In the Beckham incident, the school initially claimed the money the former LSU star was captured giving to players was fake. LSU later on acknowledged it was real and said the payments totaled $2,000, per Sports Illustrated. As a result, LSU banned Beckham, who plays for the Cleveland Browns, from its facilities for two years for what the NCAA deemed a Level III violation.

LSU men’s basketball also under investigation

The football program is facing less NCAA scrutiny than the Tigers’ men’s basketball program. The university is hoping the NCAA — whenever it hands down its punishment — handles the two programs separately.
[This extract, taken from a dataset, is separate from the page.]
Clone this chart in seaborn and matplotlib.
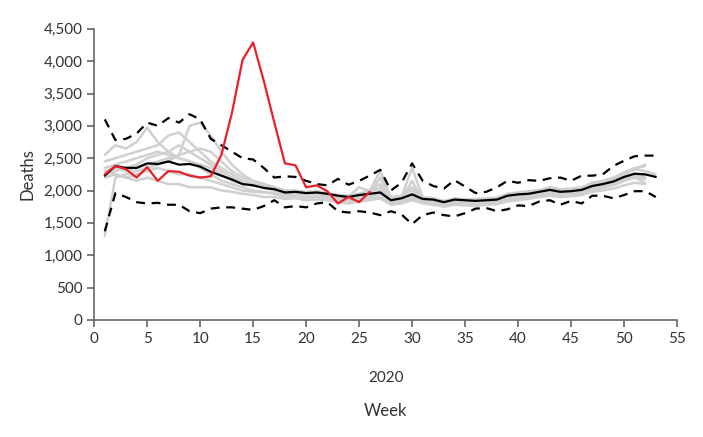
import numpy as np
import pandas as pd
import matplotlib
matplotlib.use("Agg")
import matplotlib.pyplot as plt
import seaborn as sns

# weekly deaths
weeks = list(range(1, 54))

deaths_2020 = [2250, 2380, 2330, 2200, 2360, 2150, 2300, 2290, 2230, 2200,
               2220, 2550, 3200, 4020, 4290, 3700, 3050, 2420, 2390, 2050,
               2080, 1990, 1800, 1900, 1820, 1980]

mean_deaths = [2230, 2380, 2350, 2350, 2420, 2410, 2450, 2400, 2410, 2370,
               2290, 2230, 2170, 2100, 2080, 2040, 2020, 1970, 1980, 1960,
               1970, 1950, 1920, 1900, 1930, 1950, 1970, 1850, 1880, 1940,
               1870, 1860, 1820, 1860, 1850, 1840, 1850, 1860, 1920, 1940,
               1950, 1980, 2010, 1980, 1990, 2010, 2070, 2100, 2140, 2210,
               2260, 2250, 2210]

upper_band = [3100, 2780, 2800, 2880, 3050, 3000, 3120, 3050, 3180, 3100,
              2800, 2700, 2600, 2500, 2480, 2350, 2200, 2220, 2210, 2150,
              2100, 2080, 2180, 2090, 2150, 2230, 2320, 2000, 2120, 2420,
              2150, 2070, 2030, 2160, 2060, 1960, 1980, 2050, 2150, 2120,
              2160, 2150, 2190, 2200, 2150, 2230, 2230, 2250, 2380, 2460,
              2530, 2540, 2540]

lower_band = [1370, 1960, 1900, 1820, 1800, 1810, 1780, 1780, 1680, 1650,
              1720, 1740, 1740, 1720, 1700, 1760, 1850, 1740, 1760, 1740,
              1800, 1820, 1680, 1660, 1680, 1660, 1620, 1680, 1630, 1480,
              1620, 1660, 1620, 1600, 1650, 1720, 1730, 1680, 1710, 1770,
              1760, 1830, 1850, 1780, 1840, 1800, 1920, 1920, 1880, 1930,
              1990, 1990, 1900]

# previous years (grey lines)
y2012 = [1300, 2200, 2250, 2300, 2350, 2400, 2450, 2550, 3000, 3050,
         2850, 2600, 2400, 2250, 2150, 2100, 2050, 2000, 1980, 1950,
         1960, 1900, 1880, 1870, 1900, 1920, 2000, 1850, 1880, 1950,
         1870, 1850, 1800, 1830, 1820, 1800, 1810, 1830, 1880, 1900,
         1920, 1950, 1990, 1960, 1970, 2000, 2050, 2080, 2120, 2180,
         2230, 2200]
y2013 = [2550, 2700, 2650, 2750, 2970, 2750, 2600, 2500, 2450, 2350,
         2250, 2150, 2100, 2050, 2000, 1980, 1950, 1900, 1920, 1880,
         1900, 1870, 1850, 1830, 1860, 1880, 1900, 1800, 1830, 1880,
         1820, 1800, 1780, 1800, 1790, 1780, 1790, 1800, 1860, 1870,
         1900, 1920, 1950, 1930, 1940, 1960, 2000, 2040, 2080, 2150,
         2200, 2180]
y2014 = [2450, 2500, 2550, 2600, 2650, 2700, 2850, 2900, 2750, 2600,
         2450, 2350, 2250, 2150, 2100, 2050, 2020, 1980, 1970, 1960,
         1950, 1940, 1910, 1900, 1920, 1950, 2200, 1870, 1900, 2350,
         1900, 1880, 1830, 1880, 1860, 1850, 1860, 1870, 1940, 1950,
         1960, 2000, 2030, 2000, 2010, 2040, 2100, 2130, 2170, 2250,
         2330, 2300, 2250]
y2015 = [2200, 2250, 2200, 2150, 2200, 2150, 2100, 2100, 2050, 2050,
         2050, 2000, 1980, 1950, 1930, 1900, 1900, 1870, 1880, 1850,
         1860, 1850, 1820, 1800, 1830, 1850, 1880, 1780, 1800, 1850,
         1800, 1780, 1750, 1780, 1770, 1760, 1780, 1790, 1830, 1850,
         1870, 1900, 1920, 1900, 1910, 1930, 1980, 2000, 2030, 2080,
         2120, 2100]
y2016 = [2300, 2350, 2300, 2350, 2400, 2450, 2500, 2550, 2600, 2650,
         2600, 2450, 2300, 2200, 2150, 2100, 2050, 2000, 2000, 1980,
         1990, 1960, 1930, 1920, 1950, 2000, 2300, 1900, 1920, 2000,
         1890, 1880, 1840, 1870, 1860, 1870, 1880, 1890, 1950, 1970,
         1990, 2010, 2050, 2020, 2030, 2050, 2120, 2150, 2200, 2280,
         2350, 2380]
y2017 = [2350, 2400, 2450, 2500, 2550, 2600, 2550, 2500, 2450, 2400,
         2350, 2250, 2150, 2100, 2080, 2050, 2000, 1960, 1950, 1940,
         1950, 1920, 1900, 1890, 1920, 1960, 2050, 1830, 1860, 2150,
         1850, 1840, 1810, 1850, 1830, 1820, 1830, 1840, 1900, 1920,
         1930, 1960, 2000, 1970, 1980, 2000, 2060, 2090, 2130, 2200,
         2260, 2230]
y2018 = [2250, 2300, 2350, 2400, 2500, 2550, 2600, 2700, 2600, 2500,
         2400, 2300, 2200, 2150, 2100, 2070, 2050, 1990, 1990, 1970,
         1980, 1950, 1920, 1910, 2050, 1990, 2100, 1860, 1890, 2050,
         1880, 1870, 1830, 1860, 1850, 1850, 1860, 1870, 1930, 1950,
         1970, 2000, 2040, 2010, 2020, 2040, 2100, 2140, 2190, 2260,
         2320, 2400]
y2019 = [2300, 2250, 2200, 2250, 2300, 2350, 2300, 2250, 2250, 2200,
         2150, 2100, 2050, 2000, 1980, 1970, 1960, 1930, 1920, 1900,
         1910, 1890, 1870, 1860, 1880, 1900, 1950, 1820, 1850, 1900,
         1840, 1830, 1790, 1820, 1810, 1800, 1820, 1830, 1880, 1900,
         1920, 1940, 1980, 1950, 1960, 1980, 2030, 2060, 2100, 2150,
         2200, 2120]

past_years = {2012: y2012, 2013: y2013, 2014: y2014, 2015: y2015,
              2016: y2016, 2017: y2017, 2018: y2018, 2019: y2019}

rows = []
for yr, vals in past_years.items():
    for w, v in zip(weeks, vals):
        rows.append({"year": yr, "week": w, "deaths": v})
grey_df = pd.DataFrame(rows)

sns.set_style("ticks")
plt.rcParams["font.family"] = ["Lato", "DejaVu Sans"]

fig = plt.figure(figsize=(7.03, 4.37), dpi=100)
ax = fig.add_axes([0.134, 0.268, 0.829, 0.666])

sns.lineplot(data=grey_df, x="week", y="deaths", units="year", estimator=None,
             color="#d0d0d0", lw=1.8, ax=ax, legend=False)
sns.lineplot(x=weeks, y=upper_band, color="black", lw=1.6, ax=ax,
             linestyle=(0, (4, 3)))
sns.lineplot(x=weeks, y=lower_band, color="black", lw=1.6, ax=ax,
             linestyle=(0, (4, 3)))
sns.lineplot(x=weeks, y=mean_deaths, color="black", lw=1.6, ax=ax)
sns.lineplot(x=weeks[:len(deaths_2020)], y=deaths_2020, color="#e8202a",
             lw=1.6, ax=ax)

ax.set_xlim(0, 55)
ax.set_ylim(0, 4500)
ax.set_xticks(range(0, 56, 5))
ax.set_yticks(range(0, 4501, 500))
ax.set_yticklabels([f"{v:,}" for v in range(0, 4501, 500)])
sns.despine(ax=ax)
for s in ["left", "bottom"]:
    ax.spines[s].set_color("#666666")
    ax.spines[s].set_linewidth(1.2)
ax.tick_params(colors="#666666", labelcolor="#333333", labelsize=11,
               length=5, width=1.2)

ax.set_ylabel("Deaths", fontsize=12, color="#333333", labelpad=6)
ax.set_xlabel("Week", fontsize=12, color="#333333", labelpad=41)
ax.text(27.5, -0.2, "2020", transform=ax.get_xaxis_transform(),
        ha="center", va="center", fontsize=11, color="#333333")

fig.savefig("out.png", dpi=100)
The NCAA is accusing LSU basketball coach Will Wade of either arranging for, offering or providing impermissible benefits, including cash payments, to “at least 11” potential recruits or others around them.

The cases for both sports have been sent to the NCAA’s Independent Accountability Resolution Process (IARP), which was created in the aftermath of the federal investigation into corruption in college basketball. It is unclear if LSU has received a notice of allegations from the NCAA.

Wade was infamously heard discussing making a “strong-ass offer” for a recruit on a federal wiretap. Wade was initially suspended by LSU and refused to meet with school officials. He missed the team’s final regular season game, plus the Tigers’ games in the SEC and NCAA tournaments of the 2018-19 season. However, he was reinstated April 14 and coached the 2019-20 season.

Wade has denied all alleged wrongdoing.